Retype exactly what runs from the first line of the data to the line with "24, 25, 26, 27];", keeping both of those lines and skipping pictures.

(begin)

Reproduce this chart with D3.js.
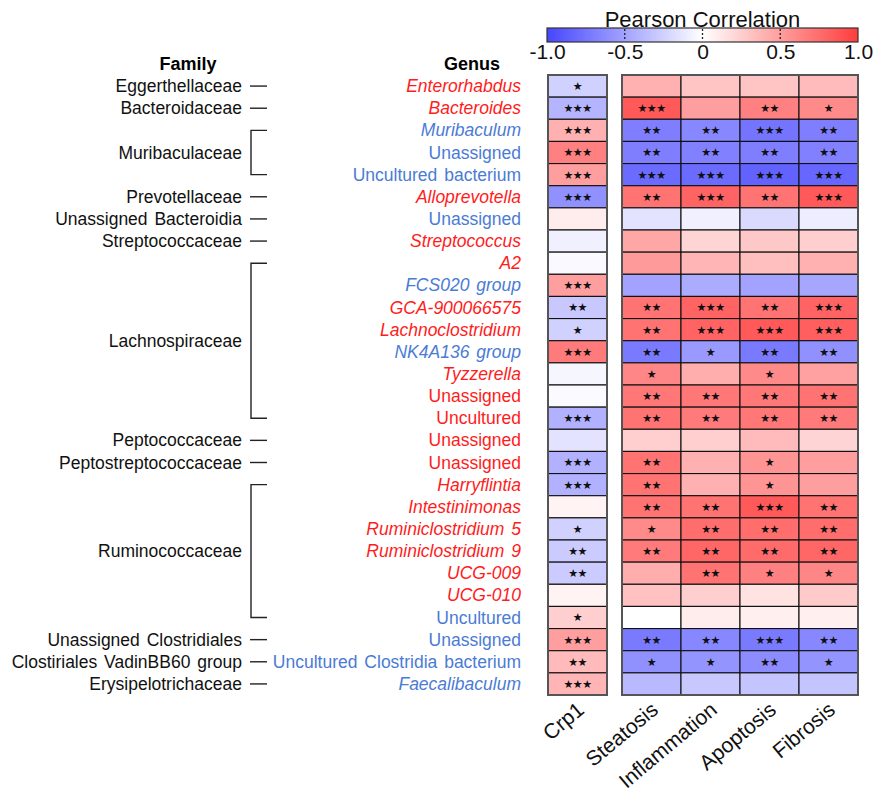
<!doctype html>
<meta charset="utf-8">
<title>Pearson Correlation heatmap</title>
<script src="https://cdn.jsdelivr.net/npm/d3@7/dist/d3.min.js"></script>
<body style="margin:0;background:#fff">
<script>

    // genus rows, top to bottom
    var genera = ["Enterorhabdus", "Bacteroides", "Muribaculum", "Unassigned", "Uncultured bacterium",
        "Alloprevotella", "Unassigned", "Streptococcus", "A2", "FCS020 group", "GCA-900066575",
        "Lachnoclostridium", "NK4A136 group", "Tyzzerella", "Unassigned", "Uncultured", "Unassigned",
        "Unassigned", "Harryflintia", "Intestinimonas", "Ruminiclostridium 5", "Ruminiclostridium 9",
        "UCG-009", "UCG-010", "Uncultured", "Unassigned", "Uncultured Clostridia bacterium", "Faecalibaculum"];
    var genusItalic = [1,1,1,0,0, 1,0,1,1,1,1, 1,1,1,0,0,0, 0,1,1,1,1, 1,1,0,0,0,1];
    // r = red label, b = blue label
    var genusTone = ["r","r","b","b","b", "r","b","r","r","b","r", "r","b","r","r","r","r",
        "r","r","r","r","r", "r","r","b","b","b","b"];

    var familyNames = ["Eggerthellaceae", "Bacteroidaceae", "Muribaculaceae", "Prevotellaceae",
        "Unassigned Bacteroidia", "Streptococcaceae", "Lachnospiraceae", "Peptococcaceae",
        "Peptostreptococcaceae", "Ruminococcaceae", "Unassigned Clostridiales",
        "Clostiriales VadinBB60 group", "Erysipelotrichaceae"];
    var familyFirst = [0, 1, 2, 5, 6, 7, 8, 16, 17, 18, 25, 26, 27];
    var familyLast  = [0, 1, 4, 5, 6, 7, 15, 16, 17, 24, 25, 26, 27];

    var crp1 = [-0.25, -0.4, 0.4, 0.65, 0.5, -0.6, 0.1, -0.08, -0.03, 0.5, -0.3, -0.25, 0.68, -0.05,
        -0.02, -0.42, -0.15, -0.42, -0.42, 0.06, -0.25, -0.28, -0.28, 0.06, 0.25, 0.5, 0.35, 0.38];
    var crp1Stars = ["*","***","***","***","***","***","","","","***","**","*","***","",
        "","***","","***","***","","*","**","**","","*","***","**","***"];

    var traits = ["Steatosis", "Inflammation", "Apoptosis", "Fibrosis"];
    var steatosis = [0.4, 0.85, -0.7, -0.7, -0.8, 0.72, -0.15, 0.45, 0.52, -0.5, 0.72, 0.72, -0.72, 0.62,
        0.7, 0.72, 0.25, 0.72, 0.72, 0.72, 0.6, 0.68, 0.42, 0.32, 0.0, -0.72, -0.6, -0.38];
    var inflammation = [0.3, 0.5, -0.65, -0.68, -0.8, 0.8, -0.08, 0.22, 0.38, -0.45, 0.8, 0.8, -0.55, 0.42,
        0.7, 0.68, 0.25, 0.4, 0.4, 0.72, 0.75, 0.78, 0.72, 0.25, 0.1, -0.65, -0.58, -0.3];
    var apoptosis = [0.3, 0.65, -0.75, -0.7, -0.85, 0.72, -0.2, 0.28, 0.33, -0.5, 0.72, 0.85, -0.72, 0.6,
        0.7, 0.7, 0.35, 0.55, 0.55, 0.85, 0.75, 0.76, 0.65, 0.15, 0.08, -0.72, -0.62, -0.32];
    var fibrosis = [0.35, 0.6, -0.7, -0.68, -0.82, 0.85, -0.1, 0.25, 0.4, -0.48, 0.8, 0.82, -0.6, 0.48,
        0.72, 0.68, 0.22, 0.5, 0.5, 0.72, 0.75, 0.78, 0.62, 0.27, 0.08, -0.65, -0.58, -0.32];

    var steatosisStars = ["","***","**","**","***","**","","","","","**","**","**","*",
        "**","**","","**","**","**","*","**","","","","**","*",""];
    var inflammationStars = ["","","**","**","***","***","","","","","***","***","*","",
        "**","**","","","","**","**","**","**","","","**","*",""];
    var apoptosisStars = ["","**","***","**","***","**","","","","","**","***","**","*",
        "**","**","","*","*","***","**","**","*","","","***","**",""];
    var fibrosisStars = ["","*","**","**","***","***","","","","","***","***","**","",
        "**","**","","","","**","**","**","*","","","**","*",""];

    var colorTicks = [-1, -0.5, 0, 0.5, 1];
    var colorTickLabels = ["-1.0", "-0.5", "0", "0.5", "1.0"];

    var traitValues = [steatosis, inflammation, apoptosis, fibrosis];
    var traitStars = [steatosisStars, inflammationStars, apoptosisStars, fibrosisStars];

    var font = "'Liberation Sans', Arial, sans-serif";
    var width = 876, height = 795;

    var svg = d3.select("body").append("svg")
        .attr("width", width)
        .attr("height", height)
        .style("font-family", font);

    var color = d3.scaleLinear()
        .domain([-1, 0, 1])
        .range(["#4646ff", "#ffffff", "#ff3c3c"]);

    var y = d3.scaleBand()
        .domain(d3.range(genera.length))
        .range([75, 695]);

    var xCrp = d3.scaleBand().domain(["Crp1"]).range([548, 607]);
    var x = d3.scaleBand().domain(traits).range([622, 858]);

    function cy(i) { return y(i) + y.bandwidth() / 2; }

    // ---- colour bar ----
    var cbar = d3.scaleLinear().domain([-1, 1]).range([547, 858]);

    var grad = svg.append("defs").append("linearGradient")
        .attr("id", "grad")
        .attr("x1", "0%").attr("x2", "100%");
    d3.range(0, 1.0001, 0.1).forEach(function(t) {
        grad.append("stop")
            .attr("offset", (t * 100) + "%")
            .attr("stop-color", color(-1 + 2 * t));
    });

    svg.append("text")
        .attr("x", cbar(0))
        .attr("y", 27)
        .attr("text-anchor", "middle")
        .attr("font-size", "22px")
        .attr("fill", "#111")
        .text("Pearson Correlation");

    svg.append("rect")
        .attr("x", cbar(-1))
        .attr("y", 28)
        .attr("width", cbar(1) - cbar(-1))
        .attr("height", 14)
        .attr("fill", "url(#grad)")
        .attr("stroke", "#333")
        .attr("stroke-width", 1.2);

    svg.selectAll(".cdot")
        .data([-0.5, 0, 0.5])
        .enter().append("line")
        .attr("x1", function(d) { return cbar(d); })
        .attr("x2", function(d) { return cbar(d); })
        .attr("y1", 29)
        .attr("y2", 41)
        .attr("stroke", "#222")
        .attr("stroke-width", 1.3)
        .attr("stroke-dasharray", "2,2");

    var cAxis = svg.append("g")
        .attr("transform", "translate(0,42)")
        .call(d3.axisBottom(cbar)
            .tickValues(colorTicks)
            .tickSize(0)
            .tickPadding(2)
            .tickFormat(function(d, i) { return colorTickLabels[i]; }));
    cAxis.select(".domain").remove();
    cAxis.selectAll("text")
        .attr("font-size", "21px")
        .attr("font-family", font)
        .attr("fill", "#111");

    // ---- headers ----
    svg.append("text")
        .attr("x", 188).attr("y", 70)
        .attr("text-anchor", "middle")
        .attr("font-size", "18px")
        .attr("font-weight", "bold")
        .text("Family");

    svg.append("text")
        .attr("x", 472).attr("y", 70)
        .attr("text-anchor", "middle")
        .attr("font-size", "18px")
        .attr("font-weight", "bold")
        .text("Genus");

    // ---- genus labels ----
    svg.selectAll(".genus")
        .data(genera)
        .enter().append("text")
        .attr("x", 521)
        .attr("y", function(d, i) { return cy(i); })
        .attr("dy", "0.35em")
        .attr("text-anchor", "end")
        .attr("font-size", "17.5px")
        .attr("word-spacing", "2px")
        .attr("font-style", function(d, i) { return genusItalic[i] ? "italic" : "normal"; })
        .attr("fill", function(d, i) { return genusTone[i] === "r" ? "#ff1c1c" : "#4a7bd6"; })
        .text(function(d) { return d; });

    // ---- family labels and brackets ----
    familyNames.forEach(function(name, k) {
        var a = cy(familyFirst[k]), b = cy(familyLast[k]);
        svg.append("text")
            .attr("x", 242)
            .attr("y", (a + b) / 2)
            .attr("dy", "0.35em")
            .attr("text-anchor", "end")
            .attr("font-size", "17.5px")
            .attr("word-spacing", "2px")
            .attr("fill", "#111")
            .text(name);
        if (a === b) {
            svg.append("line")
                .attr("x1", 250).attr("x2", 267)
                .attr("y1", a).attr("y2", a)
                .attr("stroke", "#222").attr("stroke-width", 1.4);
        } else {
            svg.append("path")
                .attr("d", "M267," + a + "H251V" + b + "H267")
                .attr("fill", "none")
                .attr("stroke", "#222").attr("stroke-width", 1.4);
        }
    });

    // ---- heatmap cells ----
    function drawColumn(xs, key, values, stars) {
        var g = svg.append("g");
        g.selectAll("rect")
            .data(values)
            .enter().append("rect")
            .attr("x", xs(key))
            .attr("y", function(d, i) { return y(i); })
            .attr("width", xs.bandwidth())
            .attr("height", y.bandwidth())
            .attr("fill", function(d) { return color(d); })
            .attr("stroke", "#111")
            .attr("stroke-width", 1.1);
        g.selectAll("text")
            .data(stars)
            .enter().append("text")
            .attr("x", xs(key) + xs.bandwidth() / 2)
            .attr("y", function(d, i) { return cy(i); })
            .attr("dy", "0.36em")
            .attr("text-anchor", "middle")
            .attr("font-family", "'DejaVu Sans', sans-serif")
            .attr("font-size", "11px")
            .attr("letter-spacing", "-0.5px")
            .attr("fill", "#111")
            .text(function(d) { return d.replace(/\*/g, "\u2605"); });
    }

    drawColumn(xCrp, "Crp1", crp1, crp1Stars);
    traits.forEach(function(t, j) {
        drawColumn(x, t, traitValues[j], traitStars[j]);
    });

    // outer frames
    svg.append("rect")
        .attr("x", xCrp.range()[0]).attr("y", 75)
        .attr("width", xCrp.range()[1] - xCrp.range()[0]).attr("height", 620)
        .attr("fill", "none").attr("stroke", "#555").attr("stroke-width", 2);
    svg.append("rect")
        .attr("x", x.range()[0]).attr("y", 75)
        .attr("width", x.range()[1] - x.range()[0]).attr("height", 620)
        .attr("fill", "none").attr("stroke", "#555").attr("stroke-width", 2);

    // ---- column labels ----
    var colLabels = [{name: "Crp1", cx: xCrp("Crp1") + xCrp.bandwidth() / 2}];
    traits.forEach(function(t) {
        colLabels.push({name: t, cx: x(t) + x.bandwidth() / 2});
    });

    svg.selectAll(".col")
        .data(colLabels)
        .enter().append("text")
        .attr("transform", function(d) { return "translate(" + (d.cx + 8) + ",712) rotate(-40)"; })
        .attr("text-anchor", "end")
        .attr("font-size", "21px")
        .attr("fill", "#111")
        .text(function(d) { return d.name; });

</script>
</body>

(end)

→ **Task output**:
Reproduce this chart with D3.js.
<!doctype html>
<meta charset="utf-8">
<title>Pearson Correlation heatmap</title>
<script src="https://cdn.jsdelivr.net/npm/d3@7/dist/d3.min.js"></script>
<body style="margin:0;background:#fff">
<script>

    // genus rows, top to bottom
    var genera = ["Enterorhabdus", "Bacteroides", "Muribaculum", "Unassigned", "Uncultured bacterium",
        "Alloprevotella", "Unassigned", "Streptococcus", "A2", "FCS020 group", "GCA-900066575",
        "Lachnoclostridium", "NK4A136 group", "Tyzzerella", "Unassigned", "Uncultured", "Unassigned",
        "Unassigned", "Harryflintia", "Intestinimonas", "Ruminiclostridium 5", "Ruminiclostridium 9",
        "UCG-009", "UCG-010", "Uncultured", "Unassigned", "Uncultured Clostridia bacterium", "Faecalibaculum"];
    var genusItalic = [1,1,1,0,0, 1,0,1,1,1,1, 1,1,1,0,0,0, 0,1,1,1,1, 1,1,0,0,0,1];
    // r = red label, b = blue label
    var genusTone = ["r","r","b","b","b", "r","b","r","r","b","r", "r","b","r","r","r","r",
        "r","r","r","r","r", "r","r","b","b","b","b"];

    var familyNames = ["Eggerthellaceae", "Bacteroidaceae", "Muribaculaceae", "Prevotellaceae",
        "Unassigned Bacteroidia", "Streptococcaceae", "Lachnospiraceae", "Peptococcaceae",
        "Peptostreptococcaceae", "Ruminococcaceae", "Unassigned Clostridiales",
        "Clostiriales VadinBB60 group", "Erysipelotrichaceae"];
    var familyFirst = [0, 1, 2, 5, 6, 7, 8, 16, 17, 18, 25, 26, 27];
    var familyLast  = [0, 1, 4, 5, 6, 7, 15, 16, 17, 24, 25, 26, 27];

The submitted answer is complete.